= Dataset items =
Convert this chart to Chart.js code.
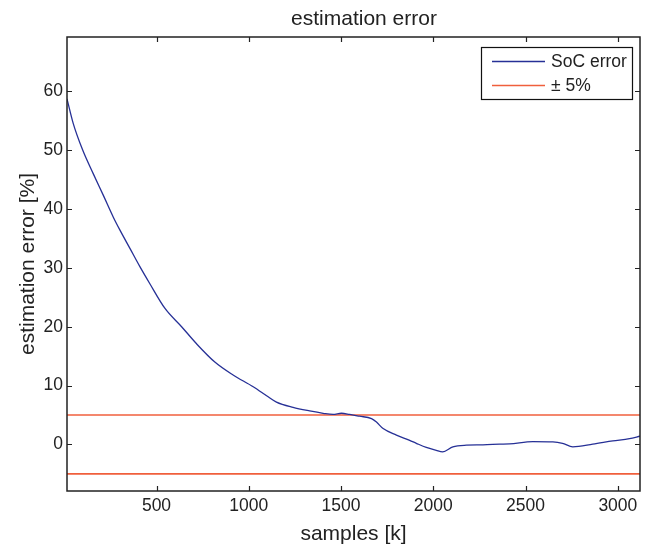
<!DOCTYPE html>
<html>
<head>
<meta charset="utf-8">
<script src="https://cdn.jsdelivr.net/npm/chart.js@4.4.0/dist/chart.umd.min.js"></script>
<style>
html,body{margin:0;padding:0;background:#fff;}
#wrap{width:654px;height:549px;position:relative;}
</style>
</head>
<body>
<div id="wrap"><canvas id="c" width="654" height="549"></canvas></div>
<script>
// ---- data ----
const samplesX = [15, 49, 100, 157, 212, 266, 302, 356, 410, 464, 546, 636, 717, 816, 915, 1024, 1105, 1150, 1240, 1330, 1403, 1457, 1502, 1547, 1600, 1665, 1692, 1728, 1800, 1872, 1908, 1962, 2016, 2050, 2106, 2179, 2269, 2359, 2413, 2540, 2648, 2700, 2756, 2864, 2973, 3063, 3120];
const socError = [58.7, 54.5, 50.0, 46.0, 42.3, 38.6, 36.4, 33.3, 30.2, 27.3, 23.1, 20.0, 17.1, 14.0, 11.8, 9.8, 8.1, 7.2, 6.3, 5.7, 5.3, 5.1, 5.3, 5.1, 4.8, 4.4, 3.8, 2.7, 1.6, 0.7, 0.2, -0.5, -1.0, -1.25, -0.4, -0.12, -0.06, 0.05, 0.1, 0.5, 0.45, 0.2, -0.4, 0.05, 0.6, 1.0, 1.4];
const boundX = [15, 3120];
const upperBound = [5, 5];
const lowerBound = [-5, -5];
const xTicks = [500, 1000, 1500, 2000, 2500, 3000];
const yTicks = [0, 10, 20, 30, 40, 50, 60];
const xRange = [15, 3120];
const yRange = [-7.9, 69.2];
const seriesLabels = ['SoC error', '\u00B1 5%'];
const titleText = 'estimation error';
const xTitle = 'samples [k]';
const yTitle = 'estimation error [%]';

const BLUE = 'rgb(38,48,150)';
const RED = 'rgb(240,95,60)';
const FONT = '"Liberation Sans", Arial, Helvetica, sans-serif';

const pts = (xs, ys) => xs.map((x, i) => ({x: x, y: ys[i]}));

const framePlugin = {
  id: 'frame',
  afterDraw(chart) {
    const ctx = chart.ctx, a = chart.chartArea;
    const xs = chart.scales.x, ys = chart.scales.y;
    ctx.save();
    ctx.strokeStyle = '#222';
    ctx.lineWidth = 1.5;
    ctx.strokeRect(a.left, a.top, a.right - a.left, a.bottom - a.top);
    ctx.lineWidth = 1.2;
    const L = 5;
    ctx.beginPath();
    xTicks.forEach(v => {
      const px = Math.round(xs.getPixelForValue(v)) + 0.5;
      ctx.moveTo(px, a.bottom); ctx.lineTo(px, a.bottom - L);
      ctx.moveTo(px, a.top); ctx.lineTo(px, a.top + L);
    });
    yTicks.forEach(v => {
      const py = Math.round(ys.getPixelForValue(v)) + 0.5;
      ctx.moveTo(a.left, py); ctx.lineTo(a.left + L, py);
      ctx.moveTo(a.right, py); ctx.lineTo(a.right - L, py);
    });
    ctx.stroke();
    // title
    ctx.fillStyle = '#222';
    ctx.font = '21px ' + FONT;
    ctx.textAlign = 'center';
    ctx.textBaseline = 'middle';
    ctx.fillText(titleText, 364, 19);
    // legend
    const bx = 481, by = 47, bw = 151, bh = 52;
    ctx.fillStyle = '#fff';
    ctx.fillRect(bx, by, bw, bh);
    ctx.strokeStyle = '#111';
    ctx.lineWidth = 1.2;
    ctx.strokeRect(bx + 0.5, by + 0.5, bw, bh);
    const rows = [{c: BLUE, y: 61, t: seriesLabels[0], w: 1.3}, {c: RED, y: 85, t: seriesLabels[1], w: 1.5}];
    ctx.font = '17.5px ' + FONT;
    ctx.textAlign = 'left';
    rows.forEach(r => {
      ctx.strokeStyle = r.c; ctx.lineWidth = r.w;
      ctx.beginPath(); ctx.moveTo(492, r.y + 0.5); ctx.lineTo(545, r.y + 0.5); ctx.stroke();
      ctx.fillStyle = '#222';
      ctx.fillText(r.t, 551, r.y + 1);
    });
    ctx.restore();
  }
};

new Chart(document.getElementById('c'), {
  type: 'scatter',
  data: {
    datasets: [
      {label: seriesLabels[0], data: pts(samplesX, socError), showLine: true, borderColor: BLUE, borderWidth: 1.3, pointRadius: 0, cubicInterpolationMode: 'monotone', order: 1},
      {label: seriesLabels[1], data: pts(boundX, upperBound), showLine: true, borderColor: RED, borderWidth: 1.6, pointRadius: 0, order: 2},
      {label: seriesLabels[1], data: pts(boundX, lowerBound), showLine: true, borderColor: RED, borderWidth: 1.6, pointRadius: 0, order: 2}
    ]
  },
  options: {
    responsive: false,
    animation: false,
    devicePixelRatio: 1,
    layout: {padding: {top: 37, right: 14, left: 0, bottom: 0}},
    plugins: {legend: {display: false}, title: {display: false}, tooltip: {enabled: false}},
    scales: {
      x: {
        type: 'linear', min: xRange[0], max: xRange[1],
        grid: {display: false, drawTicks: false}, border: {display: false},
        afterBuildTicks: s => { s.ticks = xTicks.map(v => ({value: v})); },
        afterFit: s => { s.height = 58; },
        ticks: {color: '#222', font: {family: FONT, size: 17.5}, padding: 5, maxRotation: 0, callback: v => String(v)},
        title: {display: true, text: xTitle, color: '#222', font: {family: FONT, size: 21}, padding: {top: 0, bottom: 2}}
      },
      y: {
        type: 'linear', min: yRange[0], max: yRange[1],
        grid: {display: false, drawTicks: false}, border: {display: false},
        afterBuildTicks: s => { s.ticks = yTicks.map(v => ({value: v})); },
        afterFit: s => { s.width = 67; },
        ticks: {color: '#222', font: {family: FONT, size: 17.5}, padding: 4, callback: v => String(v)},
        title: {display: true, text: yTitle, color: '#222', font: {family: FONT, size: 21}, padding: {top: 16, bottom: 0}}
      }
    }
  },
  plugins: [framePlugin]
});
</script>
</body>
</html>
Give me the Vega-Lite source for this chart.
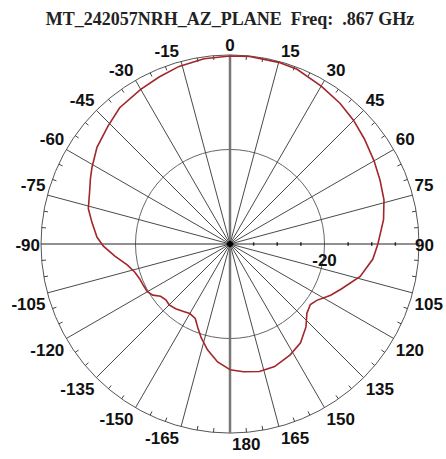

= WRITTEN EXERCISE =
Write the entries above out again exactly, but not the pictures.

= THE RESULT =
Convert this chart to Chart.js code.
<!DOCTYPE html>
<html>
<head>
<meta charset="utf-8">
<script src="https://cdn.jsdelivr.net/npm/chart.js@4.4.0/dist/chart.umd.min.js"></script>
<style>
html,body{margin:0;padding:0;background:#fff;}
#wrap{width:654px;height:549px;position:relative;}
</style>
</head>
<body>
<div id="wrap"><canvas id="c" width="654" height="549"></canvas></div>
<script>
// ---- data ----
const samplesX = [15, 49, 100, 157, 212, 266, 302, 356, 410, 464, 546, 636, 717, 816, 915, 1024, 1105, 1150, 1240, 1330, 1403, 1457, 1502, 1547, 1600, 1665, 1692, 1728, 1800, 1872, 1908, 1962, 2016, 2050, 2106, 2179, 2269, 2359, 2413, 2540, 2648, 2700, 2756, 2864, 2973, 3063, 3120];
const socError = [58.7, 54.5, 50.0, 46.0, 42.3, 38.6, 36.4, 33.3, 30.2, 27.3, 23.1, 20.0, 17.1, 14.0, 11.8, 9.8, 8.1, 7.2, 6.3, 5.7, 5.3, 5.1, 5.3, 5.1, 4.8, 4.4, 3.8, 2.7, 1.6, 0.7, 0.2, -0.5, -1.0, -1.25, -0.4, -0.12, -0.06, 0.05, 0.1, 0.5, 0.45, 0.2, -0.4, 0.05, 0.6, 1.0, 1.4];
const boundX = [15, 3120];
const upperBound = [5, 5];
const lowerBound = [-5, -5];
const xTicks = [500, 1000, 1500, 2000, 2500, 3000];
const yTicks = [0, 10, 20, 30, 40, 50, 60];
const xRange = [15, 3120];
const yRange = [-7.9, 69.2];
const seriesLabels = ['SoC error', '\u00B1 5%'];
const titleText = 'estimation error';
const xTitle = 'samples [k]';
const yTitle = 'estimation error [%]';

const BLUE = 'rgb(38,48,150)';
const RED = 'rgb(240,95,60)';
const FONT = '"Liberation Sans", Arial, Helvetica, sans-serif';

const pts = (xs, ys) => xs.map((x, i) => ({x: x, y: ys[i]}));

const framePlugin = {
  id: 'frame',
  afterDraw(chart) {
    const ctx = chart.ctx, a = chart.chartArea;
    const xs = chart.scales.x, ys = chart.scales.y;
    ctx.save();
    ctx.strokeStyle = '#222';
    ctx.lineWidth = 1.5;
    ctx.strokeRect(a.left, a.top, a.right - a.left, a.bottom - a.top);
    ctx.lineWidth = 1.2;
    const L = 5;
    ctx.beginPath();
    xTicks.forEach(v => {
      const px = Math.round(xs.getPixelForValue(v)) + 0.5;
      ctx.moveTo(px, a.bottom); ctx.lineTo(px, a.bottom - L);
      ctx.moveTo(px, a.top); ctx.lineTo(px, a.top + L);
    });
    yTicks.forEach(v => {
      const py = Math.round(ys.getPixelForValue(v)) + 0.5;
      ctx.moveTo(a.left, py); ctx.lineTo(a.left + L, py);
      ctx.moveTo(a.right, py); ctx.lineTo(a.right - L, py);
    });
    ctx.stroke();
    // title
    ctx.fillStyle = '#222';
    ctx.font = '21px ' + FONT;
    ctx.textAlign = 'center';
    ctx.textBaseline = 'middle';
    ctx.fillText(titleText, 364, 19);
    // legend
    const bx = 481, by = 47, bw = 151, bh = 52;
    ctx.fillStyle = '#fff';
    ctx.fillRect(bx, by, bw, bh);
    ctx.strokeStyle = '#111';
    ctx.lineWidth = 1.2;
    ctx.strokeRect(bx + 0.5, by + 0.5, bw, bh);
    const rows = [{c: BLUE, y: 61, t: seriesLabels[0], w: 1.3}, {c: RED, y: 85, t: seriesLabels[1], w: 1.5}];
    ctx.font = '17.5px ' + FONT;
    ctx.textAlign = 'left';
    rows.forEach(r => {
      ctx.strokeStyle = r.c; ctx.lineWidth = r.w;
      ctx.beginPath(); ctx.moveTo(492, r.y + 0.5); ctx.lineTo(545, r.y + 0.5); ctx.stroke();
      ctx.fillStyle = '#222';
      ctx.fillText(r.t, 551, r.y + 1);
    });
    ctx.restore();
  }
};

new Chart(document.getElementById('c'), {
  type: 'scatter',
  data: {
    datasets: [
      {label: seriesLabels[0], data: pts(samplesX, socError), showLine: true, borderColor: BLUE, borderWidth: 1.3, pointRadius: 0, cubicInterpolationMode: 'monotone', order: 1},
      {label: seriesLabels[1], data: pts(boundX, upperBound), showLine: true, borderColor: RED, borderWidth: 1.6, pointRadius: 0, order: 2},
      {label: seriesLabels[1], data: pts(boundX, lowerBound), showLine: true, borderColor: RED, borderWidth: 1.6, pointRadius: 0, order: 2}
    ]
  },
  options: {
    responsive: false,
    animation: false,
    devicePixelRatio: 1,
    layout: {padding: {top: 37, right: 14, left: 0, bottom: 0}},
    plugins: {legend: {display: false}, title: {display: false}, tooltip: {enabled: false}},
    scales: {
      x: {
        type: 'linear', min: xRange[0], max: xRange[1],
        grid: {display: false, drawTicks: false}, border: {display: false},
        afterBuildTicks: s => { s.ticks = xTicks.map(v => ({value: v})); },
        afterFit: s => { s.height = 58; },
        ticks: {color: '#222', font: {family: FONT, size: 17.5}, padding: 5, maxRotation: 0, callback: v => String(v)},
        title: {display: true, text: xTitle, color: '#222', font: {family: FONT, size: 21}, padding: {top: 0, bottom: 2}}
      },
      y: {
        type: 'linear', min: yRange[0], max: yRange[1],
        grid: {display: false, drawTicks: false}, border: {display: false},
        afterBuildTicks: s => { s.ticks = yTicks.map(v => ({value: v})); },
        afterFit: s => { s.width = 67; },
        ticks: {color: '#222', font: {family: FONT, size: 17.5}, padding: 4, callback: v => String(v)},
        title: {display: true, text: yTitle, color: '#222', font: {family: FONT, size: 21}, padding: {top: 16, bottom: 0}}
      }
    }
  },
  plugins: [framePlugin]
});
</script>
</body>
</html>
Give me the Vega-Lite source for this chart.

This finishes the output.